Why 2026 Benchmarks Matter for Everyday Budgets
Inflation has cooled from its 2022 peaks, but the baseline moved. Government floors—deductions, benefits, wage minimums—reset what "normal" looks like on payslips and tax forms. Understanding these numbers is not just for April; it is the denominator for your 50/30/20 budget and every rent-to-income ratio you run.
BLS CPI data still shows year-over-year price changes in housing, food, and services—even when headlines say inflation is "down." Benchmarks lag and lead at the same time: SSA COLA reflects prior inflation; tax brackets widen to reduce bracket creep. If you still budget on 2024 assumptions, you are planning with the wrong map—similar to confusing gross with net.
- US workers: Higher standard deduction changes taxable income before brackets—not the same as a raise, but it shifts withholding math.
- Benefit recipients: 2.8% COLA adjusts Social Security deposits starting January 2026.
- Korea hourly workers: 10,320 KRW/hour resets part-time and entry-level floor math.
United States: Deduction Floor and COLA Bump
The IRS set the 2026 standard deduction at $16,100 for single filers and $32,200 for married filing jointly—more income clears before federal brackets apply. Brackets also widened versus prior years to limit bracket creep when wages rise with inflation. That pairs with W-4 withholding review: if your 2025 W-4 assumed old tables, paychecks may still be wrong even though the law changed.
Social Security beneficiaries received a 2.8% COLA effective January 2026—smaller than some peak years but still a real deposit change if you budget fixed expenses against benefit income.
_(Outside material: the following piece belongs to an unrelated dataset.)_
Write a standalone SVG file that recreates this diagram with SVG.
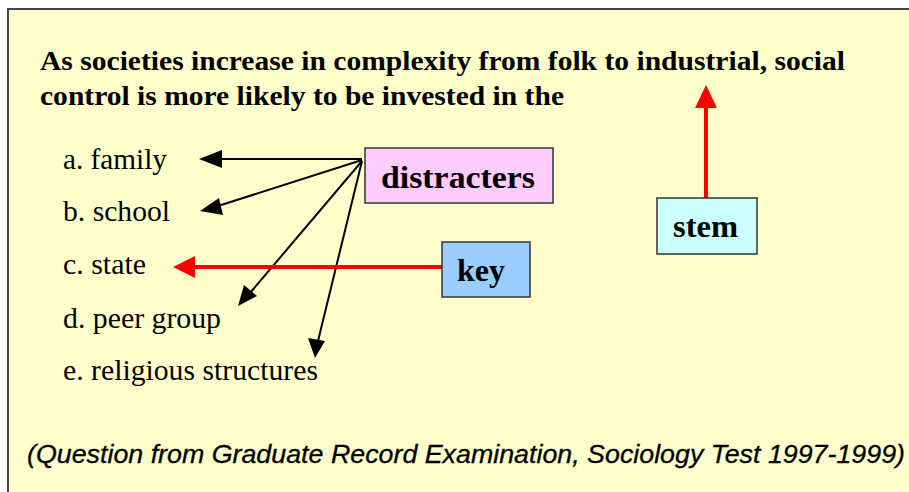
<svg xmlns="http://www.w3.org/2000/svg" width="909" height="492" viewBox="0 0 909 492">
<defs>
<style>
.title{font-family:"Liberation Serif",serif;font-weight:bold;font-size:28px;fill:#000}
.opt{font-family:"Liberation Serif",serif;font-size:29px;fill:#000}
.lbl{font-family:"Liberation Serif",serif;font-weight:bold;font-size:31px;fill:#000}
.foot{font-family:"Liberation Sans",sans-serif;font-style:italic;font-size:25px;fill:#000;stroke:#000;stroke-width:0.3}
.box{stroke:#333;stroke-width:1.5}
.blk{stroke:#000;stroke-width:2;fill:none}
.red{stroke:#f00;stroke-width:4;fill:none}
</style>
</defs>
<rect x="0" y="0" width="909" height="492" fill="#fff"/>
<rect x="8" y="9" width="903" height="490" fill="#FFFFCC" stroke="#444" stroke-width="2"/>
<text class="title" x="40" y="70" textLength="805" lengthAdjust="spacingAndGlyphs">As societies increase in complexity from folk to industrial, social</text>
<text class="title" x="40" y="105" textLength="524" lengthAdjust="spacingAndGlyphs">control is more likely to be invested in the</text>
<text class="opt" x="63" y="169" textLength="104" lengthAdjust="spacingAndGlyphs">a. family</text>
<text class="opt" x="63" y="221" textLength="107" lengthAdjust="spacingAndGlyphs">b. school</text>
<text class="opt" x="63" y="274" textLength="83" lengthAdjust="spacingAndGlyphs">c. state</text>
<text class="opt" x="63" y="328" textLength="158" lengthAdjust="spacingAndGlyphs">d. peer group</text>
<text class="opt" x="63" y="380" textLength="255" lengthAdjust="spacingAndGlyphs">e. religious structures</text>
<text class="foot" x="27" y="463" textLength="878" lengthAdjust="spacingAndGlyphs">(Question from Graduate Record Examination, Sociology Test 1997-1999)</text>
<g id="connectors">
<path class="blk" d="M362,159 L215,159"/>
<polygon points="199,159 222,150 222,168" fill="#000"/>
<path class="blk" d="M362,160 L218,206"/>
<polygon points="200,211 219,198 223,215" fill="#000"/>
<path class="blk" d="M362,161 L250,293"/>
<polygon points="238,306 244,285 257,296" fill="#000"/>
<path class="blk" d="M362,161 L318,341"/>
<polygon points="315,358 308,338 325,341" fill="#000"/>
<path class="red" d="M442,267 L190,267"/>
<polygon points="173,267 195,256 195,278" fill="#f00"/>
<path class="red" d="M706,198 L706,104"/>
<polygon points="706,85 695,108 717,108" fill="#f00"/>
</g>
<g id="distracters">
<rect class="box" x="365" y="148" width="188" height="55" fill="#FFCCFF"/>
<text class="lbl" x="381" y="188" textLength="154" lengthAdjust="spacingAndGlyphs">distracters</text>
</g>
<g id="key">
<rect class="box" x="442" y="242" width="88" height="55" fill="#99CCFF"/>
<text class="lbl" x="457" y="281" textLength="48" lengthAdjust="spacingAndGlyphs">key</text>
</g>
<g id="stem">
<rect class="box" x="657" y="198" width="100" height="56" fill="#CCFFFF"/>
<text class="lbl" x="673" y="237" textLength="65" lengthAdjust="spacingAndGlyphs">stem</text>
</g>
</svg>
Gig and mixed income still needs separate planning; see side hustle taxes when 1099 streams do not withhold automatically.
South Korea Floor and Where to Send Updated Numbers
Korea's 2026 minimum wage landed at 10,320 KRW per hour (monthly base about 2,156,880 KRW at 209 hours). Crossing the 10,000 KRW mark is symbolic, but the practical effect is tighter math for part-time roles, cafe shifts, and side income stacked on top of W-2 or contract pay.
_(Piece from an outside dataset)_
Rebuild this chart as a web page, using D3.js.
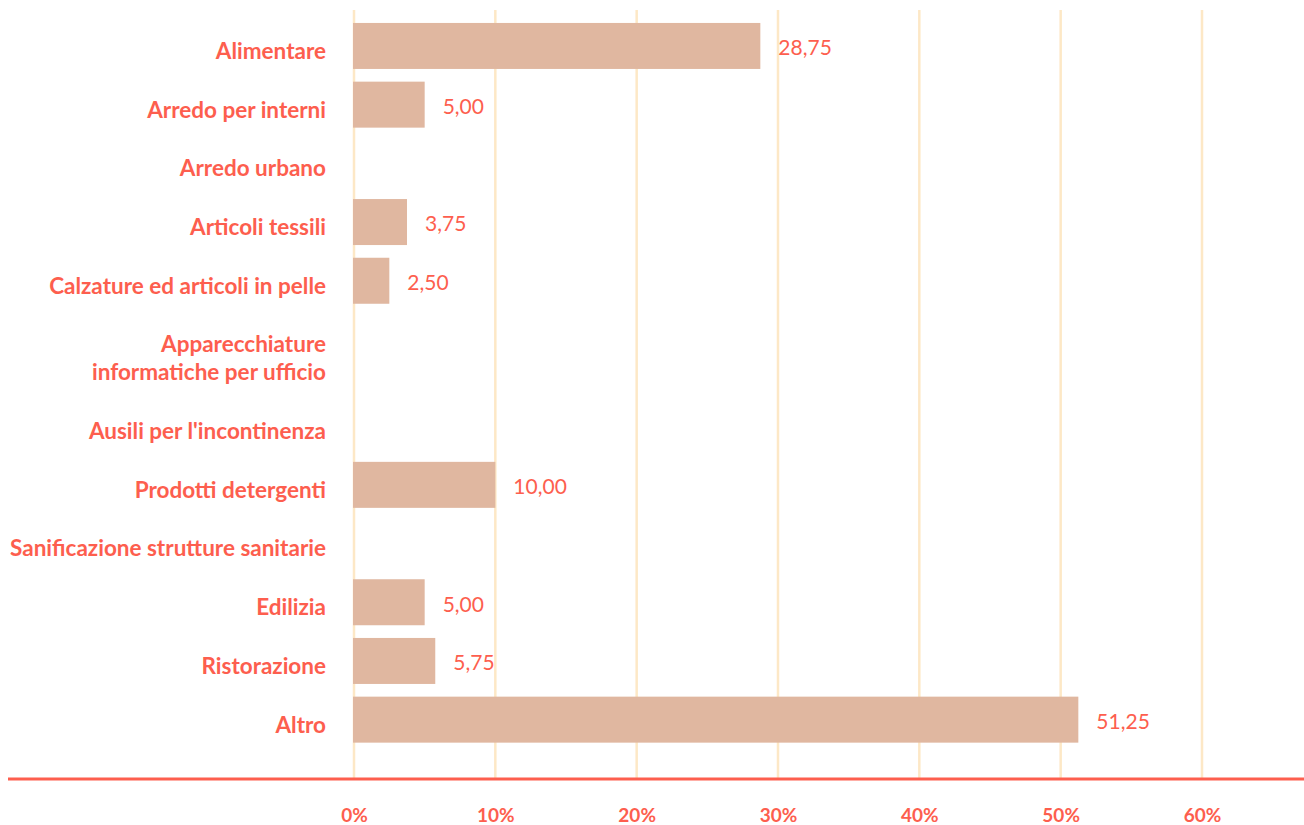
<!DOCTYPE html>
<html>
<head>
<meta charset="utf-8">
<script src="https://cdn.jsdelivr.net/npm/d3@7"></script>
<style>
  html, body { margin: 0; padding: 0; background: #ffffff; }
  svg { display: block; }
  .cat { font-family: Lato, "Open Sans", sans-serif; font-weight: 700; font-size: 22.5px; fill: #fd5e4e; }
  .val { font-family: Lato, "Open Sans", sans-serif; font-weight: 400; font-size: 21px; fill: #fd5e4e; }
  .tick-label { font-family: Lato, "Open Sans", sans-serif; font-weight: 700; font-size: 19px; fill: #fd5e4e; }
</style>
</head>
<body>
<svg id="chart" width="1304" height="825"></svg>
<script>
// Categories (each entry is the list of lines of its label)
const categories = [
  ["Alimentare"],
  ["Arredo per interni"],
  ["Arredo urbano"],
  ["Articoli tessili"],
  ["Calzature ed articoli in pelle"],
  ["Apparecchiature", "informatiche per ufficio"],
  ["Ausili per l'incontinenza"],
  ["Prodotti detergenti"],
  ["Sanificazione strutture sanitarie"],
  ["Edilizia"],
  ["Ristorazione"],
  ["Altro"]
];
// Percentages; null where no bar is drawn
const values = [28.75, 5.00, null, 3.75, 2.50, null, null, 10.00, null, 5.00, 5.75, 51.25];
const tickValues = [0, 10, 20, 30, 40, 50, 60];

const svg = d3.select("#chart");
const W = 1304, H = 825;

const x = d3.scaleLinear().domain([0, 60]).range([354, 1202]);

// Row heights grow with the number of label lines
const lineH = 28;
const baseRow = 58.7;
const rowH = categories.map(c => baseRow + (c.length - 1) * lineH);
const top0 = 16.6;
const rowTop = [];
rowH.reduce((acc, h, i) => { rowTop[i] = acc; return acc + h; }, top0);
const rowCenter = i => rowTop[i] + rowH[i] / 2;
const barH = 46;

// Vertical grid
svg.append("g").selectAll("line").data(tickValues).join("line")
  .attr("x1", d => x(d)).attr("x2", d => x(d))
  .attr("y1", 10).attr("y2", 778)
  .attr("stroke", "#fde8c6").attr("stroke-width", 2.5);

// Bars
const rows = categories.map((c, i) => ({ lines: c, v: values[i], i }));
svg.append("g").selectAll("rect").data(rows.filter(d => d.v != null)).join("rect")
  .attr("x", x(0) - 1)
  .attr("y", d => rowCenter(d.i) - barH / 2)
  .attr("width", d => x(d.v) - x(0) + 1)
  .attr("height", barH)
  .attr("fill", "#e0b7a0");

// Value labels
const fmt = v => d3.format(".2f")(v).replace(".", ",");
svg.append("g").selectAll("text").data(rows.filter(d => d.v != null)).join("text")
  .attr("class", "val")
  .attr("x", d => x(d.v) + 18)
  .attr("y", d => rowCenter(d.i) + 2)
  .attr("dy", "0.35em")
  .text(d => fmt(d.v));

// Category labels
const catG = svg.append("g").selectAll("text").data(rows).join("text")
  .attr("class", "cat")
  .attr("text-anchor", "end")
  .attr("x", 326)
  .attr("y", d => rowCenter(d.i) + 5 - (d.lines.length - 1) * lineH / 2);
catG.selectAll("tspan").data(d => d.lines).join("tspan")
  .attr("x", 326)
  .attr("dy", (d, j) => j === 0 ? "0.35em" : lineH)
  .text(d => d);

// Axis line
svg.append("line")
  .attr("x1", 8).attr("x2", W)
  .attr("y1", 779).attr("y2", 779)
  .attr("stroke", "#fd5e4e").attr("stroke-width", 3);

// Tick labels
const axis = d3.axisBottom(x).tickValues(tickValues).tickSize(0).tickPadding(0)
  .tickFormat(d => d + "%");
const ag = svg.append("g").attr("transform", "translate(0,808)").call(axis);
ag.select(".domain").remove();
ag.selectAll("text").attr("class", "tick-label").attr("fill", null).attr("font-size", null).attr("font-family", null);
</script>
</body>
</html>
After you update benchmarks, run the full cash-flow picture in the Budget Planner. Rent-heavy households should read renter 50/30/20 reality—when housing alone blows past 50%, benchmarks still matter but the lever moves to Wants, not denial. Negotiating from data? Pair tables with inflation-backed raise asks and park any COLA or deduction headroom into emergency fund targets before lifestyle creep absorbs it.
If you are paycheck to paycheck, treat any withholding correction or benefit bump like found money—move it on payday, not "sometime later." Revisit benchmarks each January and when major policy releases drop; stale spreadsheets cause more shock than bad markets.